Keep the pictures out of the copy and print all the entries below exactly.

Dataset rows
┄┄┄┄┄┄┄┄┄┄┄┄┄┄┄┄┄┄┄┄

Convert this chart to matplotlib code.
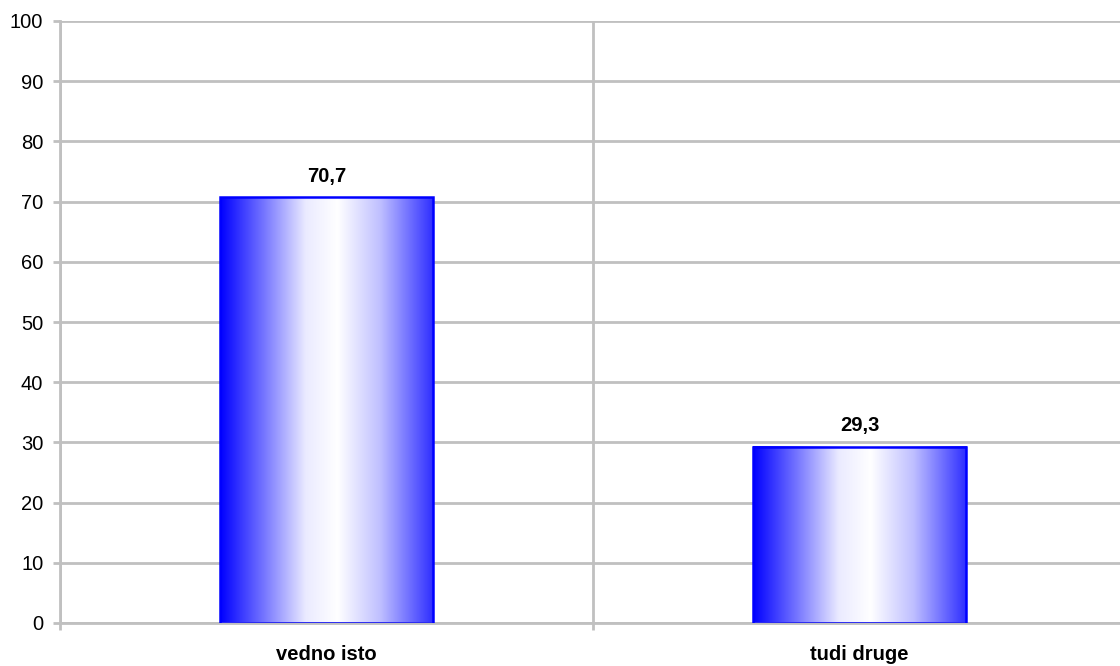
import numpy as np
import matplotlib
matplotlib.use("Agg")
import matplotlib.pyplot as plt
from matplotlib.colors import LinearSegmentedColormap

categories = ["vedno isto", "tudi druge"]
values = [70.7, 29.3]
value_labels = ["70,7", "29,3"]
yticks = [0, 10, 20, 30, 40, 50, 60, 70, 80, 90, 100]

plt.rcParams["font.family"] = ["Liberation Sans", "DejaVu Sans"]

fig = plt.figure(figsize=(11.2, 6.66), dpi=100)
# axes spans x 60..1126 px, y 21..623 px
ax = fig.add_axes([60 / 1120, 1 - 623 / 666, 1066 / 1120, 602 / 666])

grid_c = "#c0c0c0"
ax.set_xlim(-0.5, 1.5)
ax.set_ylim(0, 100)
ax.set_yticks(yticks)
ax.set_yticklabels([str(t) for t in yticks], fontsize=14.5)
ax.set_xticks([-0.5, 0.5, 1.5])
ax.set_xticklabels([])
ax.tick_params(axis="both", color=grid_c, width=2, length=5, pad=7)
for s in ["top", "right"]:
    ax.spines[s].set_visible(False)
for s in ["left", "bottom"]:
    ax.spines[s].set_color(grid_c)
    ax.spines[s].set_linewidth(2)
ax.grid(True, color=grid_c, linewidth=2)
ax.set_axisbelow(True)

cmap = LinearSegmentedColormap.from_list(
    "barfade",
    [(0.0, (0, 0, 1)), (0.2, (0.45, 0.45, 1)), (0.4, (0.92, 0.92, 1)),
     (0.55, (1, 1, 1)), (0.75, (0.75, 0.75, 1)), (1.0, (0.18, 0.18, 1))])
grad = np.linspace(0, 1, 256).reshape(1, -1)

x = np.arange(len(categories))
bars = ax.bar(x, values, width=0.4, facecolor="none", edgecolor="#0000ff",
              linewidth=1.8, zorder=3)
for b, lab in zip(bars, value_labels):
    x0, y0 = b.get_x(), b.get_y()
    w, h = b.get_width(), b.get_height()
    ax.imshow(grad, cmap=cmap, aspect="auto", extent=[x0, x0 + w, y0, y0 + h],
              zorder=2, interpolation="bilinear")
    ax.annotate(lab, (x0 + w / 2, y0 + h), xytext=(0, 11),
                textcoords="offset points", ha="center", va="baseline",
                fontsize=14.5, fontweight="bold")
ax.set_xlim(-0.5, 1.5)
ax.set_ylim(0, 100)

for xi, c in zip(x, categories):
    ax.annotate(c, (xi, 0), xytext=(0, -27), textcoords="offset points",
                ha="center", va="baseline", fontsize=14.5, fontweight="bold",
                annotation_clip=False)

fig.savefig("out.png", dpi=100)
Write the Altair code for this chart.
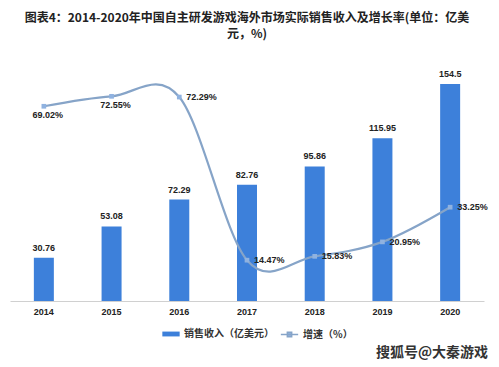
import altair as alt
import pandas as pd

years = ["2014", "2015", "2016", "2017", "2018", "2019", "2020"]
revenue = [30.76, 53.08, 72.29, 82.76, 95.86, 115.95, 154.5]
growth = [69.02, 72.55, 72.29, 14.47, 15.83, 20.95, 33.25]
bar_name = "销售收入（亿美元）"
line_name = "增速（%）"
title_lines = ["图表4：2014-2020年中国自主研发游戏海外市场实际销售收入及增长率(单位：亿美", "元，%)"]
watermark = "搜狐号@大秦游戏"

df = pd.DataFrame({"year": years, "rev": revenue, "g": growth})
df["bs"] = bar_name
df["ls"] = line_name
df["glabel"] = [f"{v:.2f}%" for v in growth]
df["below"] = [1, 1, 0, 0, 0, 0, 0]

BAR = "#3d80da"
LINE = "#86a4c8"
PT = "#8fb2e0"
FONT = "Noto Sans CJK SC"
NUMF = "Liberation Sans"

base = alt.Chart(df)
x = alt.X("year:N", title=None, sort=years,
          scale=alt.Scale(paddingInner=0, paddingOuter=0),
          axis=alt.Axis(labelAngle=0, ticks=False, domainColor="#d0d0d0",
                        labelFont=NUMF, labelFontWeight="bold", labelFontSize=9,
                        labelColor="#222", labelPadding=6, grid=False))

yb = alt.Y("rev:Q", scale=alt.Scale(domain=[0, 184.5]), axis=None)
yl = alt.Y("g:Q", scale=alt.Scale(domain=[0, 91.8]), axis=None)

bars = base.mark_bar(size=20).encode(
    x=x, y=yb,
    color=alt.Color("bs:N", scale=alt.Scale(domain=[bar_name], range=[BAR]),
                    legend=alt.Legend(title=None, orient="none", legendX=152, legendY=283,
                                      symbolType="M-1,-0.28H1V0.28H-1Z", symbolSize=300,
                                      labelFont=FONT, labelFontSize=10, labelFontWeight="bold",
                                      labelColor="#333", symbolStrokeWidth=0)))
bar_text = base.mark_text(baseline="bottom", dy=-5, font=NUMF, fontSize=9,
                          fontWeight="bold", color="#222").encode(
    x=x, y=yb, text=alt.Text("rev:Q"))

line = base.mark_line(interpolate="cardinal", strokeWidth=2.2).encode(
    x=x, y=yl,
    stroke=alt.Stroke("ls:N", scale=alt.Scale(domain=[line_name], range=[LINE]),
                      legend=alt.Legend(title=None, orient="none", legendX=270, legendY=283,
                                        symbolType="M-1,0H1M-0.25,-0.25H0.25V0.25H-0.25Z",
                                        symbolSize=300, symbolStrokeWidth=1.5,
                                        symbolFillColor=PT,
                                        labelFont=FONT, labelFontSize=10, labelFontWeight="bold",
                                        labelColor="#333")))
pts = base.mark_point(shape="square", filled=True, size=22, color=PT, opacity=1).encode(x=x, y=yl)

lab_below = base.transform_filter("datum.below == 1").mark_text(
    baseline="top", dy=5, dx=4, font=NUMF, fontSize=9, fontWeight="bold", color="#222").encode(
    x=x, y=yl, text="glabel:N")
lab_right = base.transform_filter("datum.below == 0").mark_text(
    align="left", baseline="middle", dx=7, font=NUMF, fontSize=9, fontWeight="bold", color="#222").encode(
    x=x, y=yl, text="glabel:N")

wm = alt.Chart(pd.DataFrame({"t": [watermark]})).mark_text(
    align="right", baseline="middle", font=FONT, fontSize=14, fontWeight="bold", color="#333").encode(
    x=alt.value(478), y=alt.value(311), text="t:N")

chart = alt.layer(
    alt.layer(bars, bar_text),
    alt.layer(line, pts, lab_below, lab_right),
    wm,
).resolve_scale(y="independent", color="independent").properties(
    width=474, height=259,
    padding={"left": 2, "top": 4, "right": 2, "bottom": 2},
    title=alt.TitleParams(title_lines, anchor="middle", font=FONT, fontSize=12,
                          fontWeight="bold", color="#222", lineHeight=16, offset=1),
).configure_view(stroke=None)

chart.save("out.html", embed_options={"renderer": "svg", "actions": False})
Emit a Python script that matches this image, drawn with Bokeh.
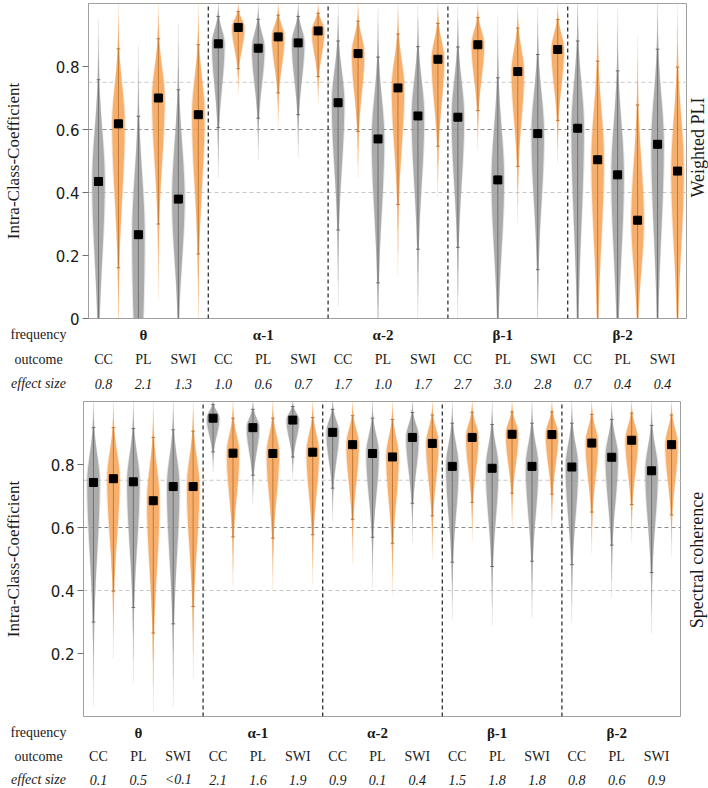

┄┄┄┄┄┄┄┄┄┄┄┄┄┄┄┄┄┄┄┄

WRITTEN RESPONSE
Convert this chart to matplotlib code.
import numpy as np
import matplotlib
matplotlib.use("Agg")
import matplotlib.pyplot as plt
from matplotlib.colors import LinearSegmentedColormap

categories = ["vedno isto", "tudi druge"]
values = [70.7, 29.3]
value_labels = ["70,7", "29,3"]
yticks = [0, 10, 20, 30, 40, 50, 60, 70, 80, 90, 100]

plt.rcParams["font.family"] = ["Liberation Sans", "DejaVu Sans"]

fig = plt.figure(figsize=(11.2, 6.66), dpi=100)
# axes spans x 60..1126 px, y 21..623 px
ax = fig.add_axes([60 / 1120, 1 - 623 / 666, 1066 / 1120, 602 / 666])

grid_c = "#c0c0c0"
ax.set_xlim(-0.5, 1.5)
ax.set_ylim(0, 100)
ax.set_yticks(yticks)
ax.set_yticklabels([str(t) for t in yticks], fontsize=14.5)
ax.set_xticks([-0.5, 0.5, 1.5])
ax.set_xticklabels([])
ax.tick_params(axis="both", color=grid_c, width=2, length=5, pad=7)
for s in ["top", "right"]:
    ax.spines[s].set_visible(False)
for s in ["left", "bottom"]:
    ax.spines[s].set_color(grid_c)
    ax.spines[s].set_linewidth(2)
ax.grid(True, color=grid_c, linewidth=2)
ax.set_axisbelow(True)

cmap = LinearSegmentedColormap.from_list(
    "barfade",
    [(0.0, (0, 0, 1)), (0.2, (0.45, 0.45, 1)), (0.4, (0.92, 0.92, 1)),
     (0.55, (1, 1, 1)), (0.75, (0.75, 0.75, 1)), (1.0, (0.18, 0.18, 1))])
grad = np.linspace(0, 1, 256).reshape(1, -1)

x = np.arange(len(categories))
bars = ax.bar(x, values, width=0.4, facecolor="none", edgecolor="#0000ff",
              linewidth=1.8, zorder=3)
for b, lab in zip(bars, value_labels):
    x0, y0 = b.get_x(), b.get_y()
    w, h = b.get_width(), b.get_height()
    ax.imshow(grad, cmap=cmap, aspect="auto", extent=[x0, x0 + w, y0, y0 + h],
              zorder=2, interpolation="bilinear")
    ax.annotate(lab, (x0 + w / 2, y0 + h), xytext=(0, 11),
                textcoords="offset points", ha="center", va="baseline",
                fontsize=14.5, fontweight="bold")
ax.set_xlim(-0.5, 1.5)
ax.set_ylim(0, 100)

for xi, c in zip(x, categories):
    ax.annotate(c, (xi, 0), xytext=(0, -27), textcoords="offset points",
                ha="center", va="baseline", fontsize=14.5, fontweight="bold",
                annotation_clip=False)

fig.savefig("out.png", dpi=100)
Write the Altair code for this chart.
import altair as alt
import pandas as pd

years = ["2014", "2015", "2016", "2017", "2018", "2019", "2020"]
revenue = [30.76, 53.08, 72.29, 82.76, 95.86, 115.95, 154.5]
growth = [69.02, 72.55, 72.29, 14.47, 15.83, 20.95, 33.25]
bar_name = "销售收入（亿美元）"
line_name = "增速（%）"
title_lines = ["图表4：2014-2020年中国自主研发游戏海外市场实际销售收入及增长率(单位：亿美", "元，%)"]
watermark = "搜狐号@大秦游戏"

df = pd.DataFrame({"year": years, "rev": revenue, "g": growth})
df["bs"] = bar_name
df["ls"] = line_name
df["glabel"] = [f"{v:.2f}%" for v in growth]
df["below"] = [1, 1, 0, 0, 0, 0, 0]

BAR = "#3d80da"
LINE = "#86a4c8"
PT = "#8fb2e0"
FONT = "Noto Sans CJK SC"
NUMF = "Liberation Sans"

base = alt.Chart(df)
x = alt.X("year:N", title=None, sort=years,
          scale=alt.Scale(paddingInner=0, paddingOuter=0),
          axis=alt.Axis(labelAngle=0, ticks=False, domainColor="#d0d0d0",
                        labelFont=NUMF, labelFontWeight="bold", labelFontSize=9,
                        labelColor="#222", labelPadding=6, grid=False))

yb = alt.Y("rev:Q", scale=alt.Scale(domain=[0, 184.5]), axis=None)
yl = alt.Y("g:Q", scale=alt.Scale(domain=[0, 91.8]), axis=None)

bars = base.mark_bar(size=20).encode(
    x=x, y=yb,
    color=alt.Color("bs:N", scale=alt.Scale(domain=[bar_name], range=[BAR]),
                    legend=alt.Legend(title=None, orient="none", legendX=152, legendY=283,
                                      symbolType="M-1,-0.28H1V0.28H-1Z", symbolSize=300,
                                      labelFont=FONT, labelFontSize=10, labelFontWeight="bold",
                                      labelColor="#333", symbolStrokeWidth=0)))
bar_text = base.mark_text(baseline="bottom", dy=-5, font=NUMF, fontSize=9,
                          fontWeight="bold", color="#222").encode(
    x=x, y=yb, text=alt.Text("rev:Q"))

line = base.mark_line(interpolate="cardinal", strokeWidth=2.2).encode(
    x=x, y=yl,
    stroke=alt.Stroke("ls:N", scale=alt.Scale(domain=[line_name], range=[LINE]),
                      legend=alt.Legend(title=None, orient="none", legendX=270, legendY=283,
                                        symbolType="M-1,0H1M-0.25,-0.25H0.25V0.25H-0.25Z",
                                        symbolSize=300, symbolStrokeWidth=1.5,
                                        symbolFillColor=PT,
                                        labelFont=FONT, labelFontSize=10, labelFontWeight="bold",
                                        labelColor="#333")))
pts = base.mark_point(shape="square", filled=True, size=22, color=PT, opacity=1).encode(x=x, y=yl)

lab_below = base.transform_filter("datum.below == 1").mark_text(
    baseline="top", dy=5, dx=4, font=NUMF, fontSize=9, fontWeight="bold", color="#222").encode(
    x=x, y=yl, text="glabel:N")
lab_right = base.transform_filter("datum.below == 0").mark_text(
    align="left", baseline="middle", dx=7, font=NUMF, fontSize=9, fontWeight="bold", color="#222").encode(
    x=x, y=yl, text="glabel:N")

wm = alt.Chart(pd.DataFrame({"t": [watermark]})).mark_text(
    align="right", baseline="middle", font=FONT, fontSize=14, fontWeight="bold", color="#333").encode(
    x=alt.value(478), y=alt.value(311), text="t:N")

chart = alt.layer(
    alt.layer(bars, bar_text),
    alt.layer(line, pts, lab_below, lab_right),
    wm,
).resolve_scale(y="independent", color="independent").properties(
    width=474, height=259,
    padding={"left": 2, "top": 4, "right": 2, "bottom": 2},
    title=alt.TitleParams(title_lines, anchor="middle", font=FONT, fontSize=12,
                          fontWeight="bold", color="#222", lineHeight=16, offset=1),
).configure_view(stroke=None)

chart.save("out.html", embed_options={"renderer": "svg", "actions": False})
Emit a Python script that matches this image, drawn with Bokeh.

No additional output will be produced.